15 Hours into an Odyssey

Happily, getting around in the trees feels pretty satisfying. It’s both simple and starts to feel pretty good once you find the rhythm to it, just tap A and point in the direction you want to leap and the ape will do the rest, automatically grabbing any branches or tree trunks it comes into contact with. You can swing off the greenery too by holding A, helping you make even longer leaps. It can get a little lazy when trying to move backwards or back down towards the ground, but in most cases, traversal feels very natural. Sadly any wonder that comes from interacting with the environment, be it through using your available senses like hearing and smell, or through visual discovery, starts to feel easily reduced to some quick button presses. You go through the same motions so many times, which admittedly falls in line with the narrative of apes learning to become humans through repetitive learning, but the joy of those interactions wears down quickly. 

15 Hours into an Odyssey

One of the more interesting mechanics is fear of the unknown, which triggers when your ape wanders too far from home. The screen becomes hazy and fills with horrific flashes of dangerous animals attacking you, but this is all just in the ape’s head and can be overcome by calmly going about your business; identifying things in the area you can recognise and then following the rays of light. If you’ve recognised enough of your surroundings and safely make it to the light’s origin point, you can conquer your fears and increase the area within which your clan can wander, fading away from the haze and opening up the region to more exploration.

15 Hours into an Odyssey

But that’s about where the mechanical joy ends with most other aspects feeling like they’re lacking in some manner. The lack of a tutorial is the real killer, here.

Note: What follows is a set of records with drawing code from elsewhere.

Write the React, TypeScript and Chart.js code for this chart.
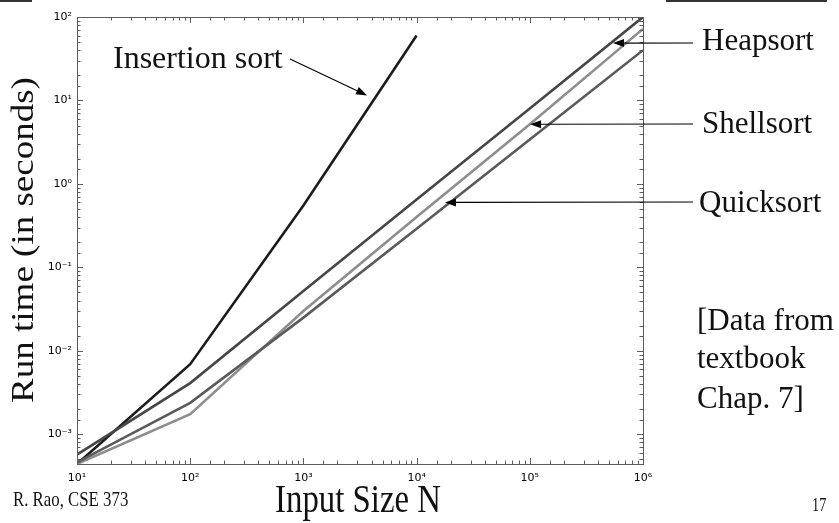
import React, { useEffect, useRef } from "react";
import { Chart, registerables } from "chart.js";

Chart.register(...registerables);

// ---- data ----
const inputSizes = [10, 100, 1000, 10000, 100000, 1000000];
const insertionSizes = [10, 100, 1000, 10000];
const insertionSort = [0.00044, 0.0069, 0.55, 60];
const heapsort = [0.00057, 0.0041, 0.052, 0.65, 8.0, 100];
const shellsort = [0.00044, 0.00174, 0.03, 0.4, 5.2, 72];
const quicksort = [0.00046, 0.00238, 0.025, 0.29, 3.4, 40];

const xDecades = [1, 2, 3, 4, 5, 6];
const xTickLabels = ["10¹", "10²", "10³", "10⁴", "10⁵", "10⁶"];
const yDecades = [-3, -2, -1, 0, 1, 2];
const yTickLabels = ["10⁻³", "10⁻²", "10⁻¹", "10⁰", "10¹", "10²"];

// annotation labels with arrow heads given in data coordinates
const annotationLabels = ["Insertion sort", "Heapsort", "Shellsort", "Quicksort"];
const annotationHeadX = [3650, 543000, 100500, 17800];
const annotationHeadY = [11.5, 48.7, 5.18, 0.6];

const SERIF = '"Liberation Serif", "Times New Roman", serif';

function decadeIndex(value: number, decades: number[]) {
  const e = Math.log10(value);
  const r = Math.round(e);
  if (Math.abs(e - r) < 1e-6) return decades.indexOf(r);
  return -1;
}

function drawArrow(ctx: CanvasRenderingContext2D, x0: number, y0: number, x1: number, y1: number) {
  const ang = Math.atan2(y1 - y0, x1 - x0);
  const L = 11, W = 4;
  const bx = x1 - L * Math.cos(ang), by = y1 - L * Math.sin(ang);
  ctx.beginPath();
  ctx.moveTo(x0, y0);
  ctx.lineTo(bx, by);
  ctx.stroke();
  ctx.beginPath();
  ctx.moveTo(x1, y1);
  ctx.lineTo(bx + W * Math.sin(ang), by - W * Math.cos(ang));
  ctx.lineTo(bx - W * Math.sin(ang), by + W * Math.cos(ang));
  ctx.closePath();
  ctx.fill();
}

const decorPlugin = {
  id: "decor",
  afterDraw(chart: any) {
    const { ctx, chartArea: a, scales } = chart;
    const xs = scales.x, ys = scales.y;
    ctx.save();

    // inward ticks on all four sides
    ctx.strokeStyle = "#5c5c5c";
    ctx.lineWidth = 1;
    ctx.beginPath();
    xs.ticks.forEach((t: any) => {
      const px = Math.round(xs.getPixelForValue(t.value)) + 0.5;
      const len = decadeIndex(t.value, xDecades) >= 0 ? 6 : 3.5;
      ctx.moveTo(px, a.bottom);
      ctx.lineTo(px, a.bottom - len);
      ctx.moveTo(px, a.top);
      ctx.lineTo(px, a.top + len);
    });
    ys.ticks.forEach((t: any) => {
      const py = Math.round(ys.getPixelForValue(t.value)) + 0.5;
      const len = decadeIndex(t.value, yDecades) >= 0 ? 6 : 3.5;
      ctx.moveTo(a.left, py);
      ctx.lineTo(a.left + len, py);
      ctx.moveTo(a.right, py);
      ctx.lineTo(a.right - len, py);
    });
    ctx.stroke();
    ctx.strokeRect(Math.round(a.left) + 0.5, Math.round(a.top) + 0.5, Math.round(a.right - a.left), Math.round(a.bottom - a.top));

    // annotations
    const tails = [[290, 59], [693, 43], [693, 124], [693, 202]];
    const textPos = [[113, 68], [702, 50], [702, 133], [699, 212]];
    ctx.strokeStyle = "#000";
    ctx.lineWidth = 1.2;
    annotationLabels.forEach((lab, i) => {
      const hx = xs.getPixelForValue(annotationHeadX[i]);
      const hy = ys.getPixelForValue(annotationHeadY[i]);
      ctx.fillStyle = "#000";
      drawArrow(ctx, tails[i][0], tails[i][1], hx, hy);
      ctx.font = `${i === 0 ? 32 : 31}px ${SERIF}`;
      ctx.textAlign = "left";
      ctx.textBaseline = "alphabetic";
      ctx.fillStyle = "#111";
      ctx.fillText(lab, textPos[i][0], textPos[i][1]);
    });

    // side note
    ctx.font = `31px ${SERIF}`;
    ctx.fillStyle = "#111";
    ctx.fillText("[Data from", 697, 330);
    ctx.fillText("textbook", 697, 368);
    ctx.fillText("Chap. 7]", 697, 408);

    // axis titles (slightly condensed like the reference)
    ctx.save();
    ctx.translate(25, 240);
    ctx.rotate(-Math.PI / 2);
    ctx.scale(1, 0.85);
    ctx.font = `37px ${SERIF}`;
    ctx.textAlign = "center";
    ctx.textBaseline = "middle";
    ctx.fillText("Run time (in seconds)", 0, 0);
    ctx.restore();

    ctx.save();
    ctx.translate(358, 512);
    ctx.scale(0.82, 1);
    ctx.font = `40px ${SERIF}`;
    ctx.textAlign = "center";
    ctx.textBaseline = "alphabetic";
    ctx.fillText("Input Size N", 0, 0);
    ctx.restore();

    ctx.save();
    ctx.translate(13, 506);
    ctx.scale(0.8, 1);
    ctx.font = `21px ${SERIF}`;
    ctx.textAlign = "left";
    ctx.fillText("R. Rao, CSE 373", 0, 0);
    ctx.restore();

    ctx.save();
    ctx.translate(812, 511);
    ctx.scale(0.75, 1);
    ctx.font = `19px ${SERIF}`;
    ctx.textAlign = "left";
    ctx.fillText("17", 0, 0);
    ctx.restore();

    // slide border fragments at the top
    ctx.strokeStyle = "#333";
    ctx.lineWidth = 2;
    ctx.beginPath();
    ctx.moveTo(0, 1);
    ctx.lineTo(32, 1);
    ctx.moveTo(666, 1);
    ctx.lineTo(827, 1);
    ctx.stroke();

    ctx.restore();
  },
};

function series(xs: number[], ys: number[]) {
  return xs.map((x, i) => ({ x, y: ys[i] }));
}

export default function App() {
  const ref = useRef<HTMLCanvasElement>(null);
  useEffect(() => {
    const canvas = ref.current!;
    const common = { pointRadius: 0, borderWidth: 2.6, tension: 0, fill: false };
    const chart = new Chart(canvas, {
      type: "line",
      data: {
        datasets: [
          { label: "Quicksort", data: series(inputSizes, quicksort), borderColor: "#5a5a5a", ...common },
          { label: "Shellsort", data: series(inputSizes, shellsort), borderColor: "#8e8e8e", ...common },
          { label: "Heapsort", data: series(inputSizes, heapsort), borderColor: "#464646", ...common },
          { label: "Insertion sort", data: series(insertionSizes, insertionSort), borderColor: "#1c1c1c", ...common },
        ],
      },
      options: {
        responsive: false,
        animation: false,
        layout: { padding: { top: 17, right: 196, left: 0, bottom: 0 } },
        plugins: {
          legend: { display: false },
          tooltip: { enabled: false },
          title: { display: false },
        },
        scales: {
          x: {
            type: "logarithmic",
            min: 10,
            max: 1000000,
            grid: { display: false, drawTicks: false },
            border: { display: false },
            ticks: {
              autoSkip: false,
              maxRotation: 0,
              padding: 8,
              color: "#000",
              font: { family: '"DejaVu Sans", sans-serif', size: 11 },
              callback: (v: any) => {
                const i = decadeIndex(Number(v), xDecades);
                return i >= 0 ? xTickLabels[i] : "";
              },
            },
            afterFit: (s: any) => {
              s.height = 59;
            },
          },
          y: {
            type: "logarithmic",
            min: 0.00044,
            max: 100,
            grid: { display: false, drawTicks: false },
            border: { display: false },
            ticks: {
              autoSkip: false,
              padding: 5,
              color: "#000",
              font: { family: '"DejaVu Sans", sans-serif', size: 11 },
              callback: (v: any) => {
                const i = decadeIndex(Number(v), yDecades);
                return i >= 0 ? yTickLabels[i] : "";
              },
            },
            afterFit: (s: any) => {
              s.width = 77;
            },
          },
        },
      } as any,
      plugins: [decorPlugin],
    });
    return () => chart.destroy();
  }, []);
  return (
    <div style={{ position: "fixed", left: 0, top: 0, width: 839, height: 523, background: "#fff" }}>
      <canvas ref={ref} width={839} height={523} style={{ display: "block" }} />
    </div>
  );
}
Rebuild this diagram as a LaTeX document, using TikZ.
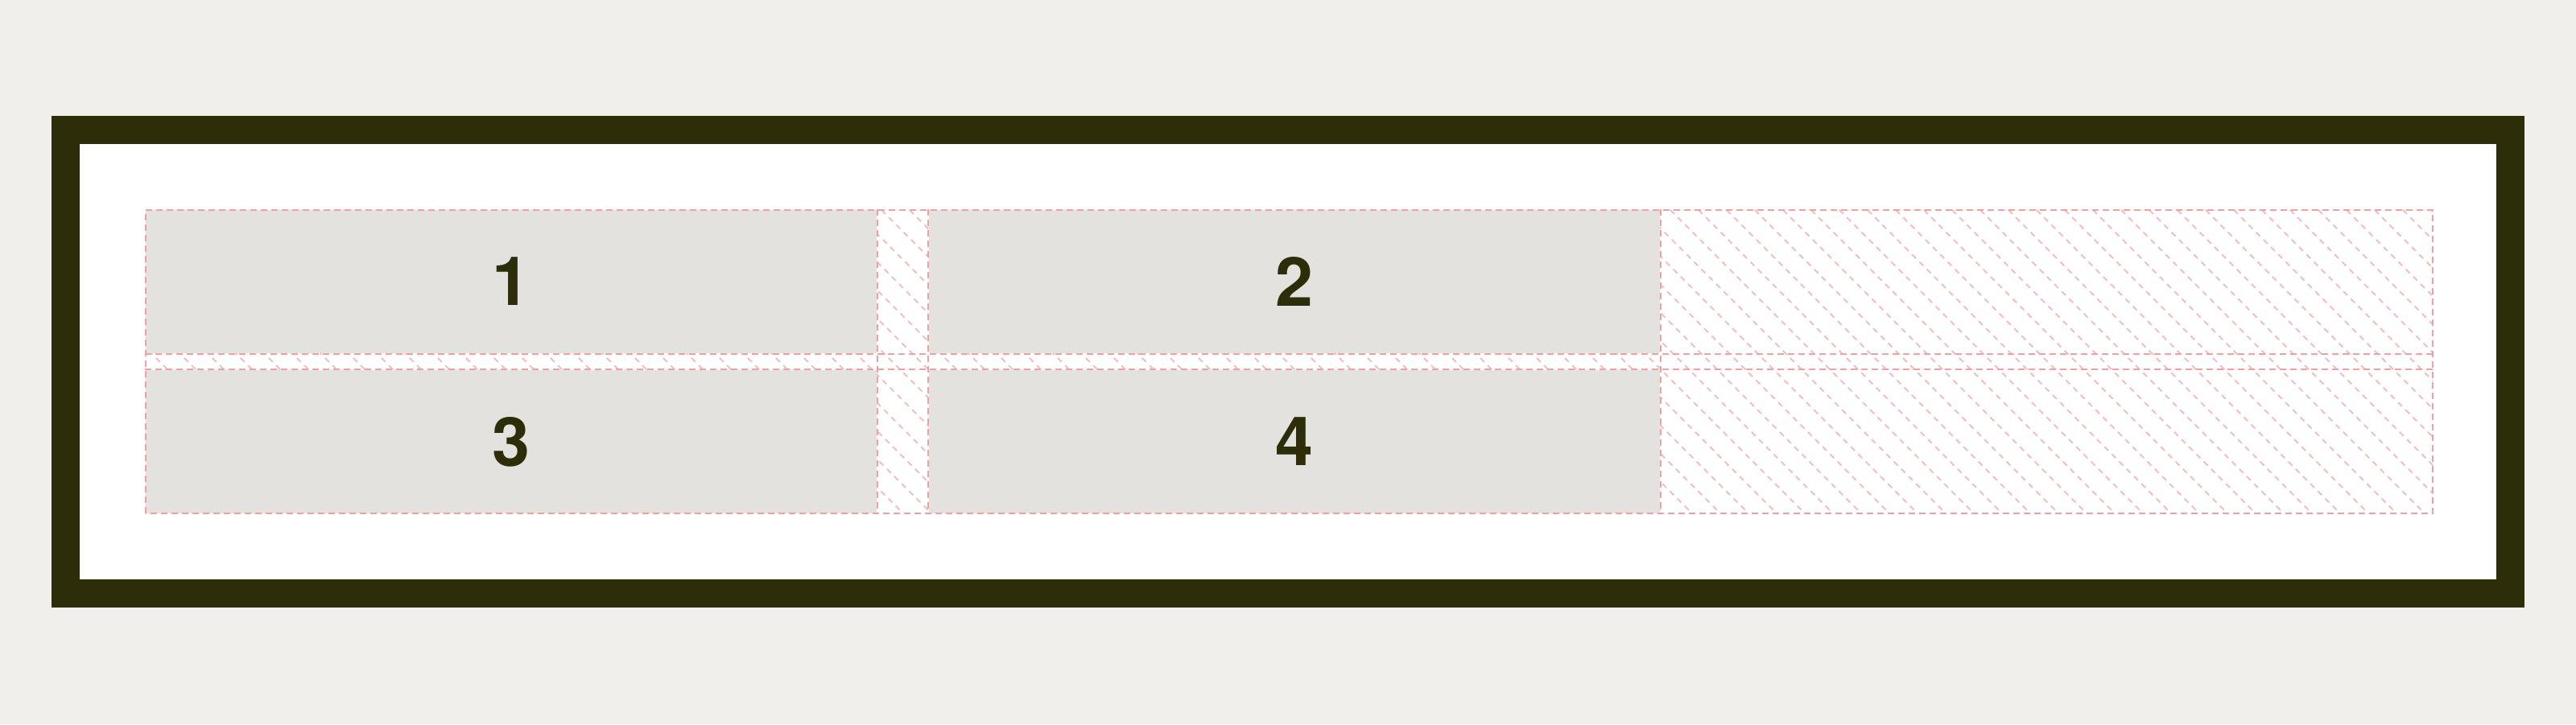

Without any meaningful direction for the player at the outset, Ancestors’ opening hours feel confusing and lackadaisical. Interactions with beasts feel like total chance encounters and the game’s AI feels almost completely inept at taking care of itself. But mechanical issues aside, the game’s premise is fascinating, largely succeeding in recreating that feeling of discovery through trial and error. And there were times when I felt a quiet peace when happily soaring from branch to branch through the canopy with my clan. But the satisfaction of learning new things doesn’t overcome the grinding nature of these games and it quickly loses its charm.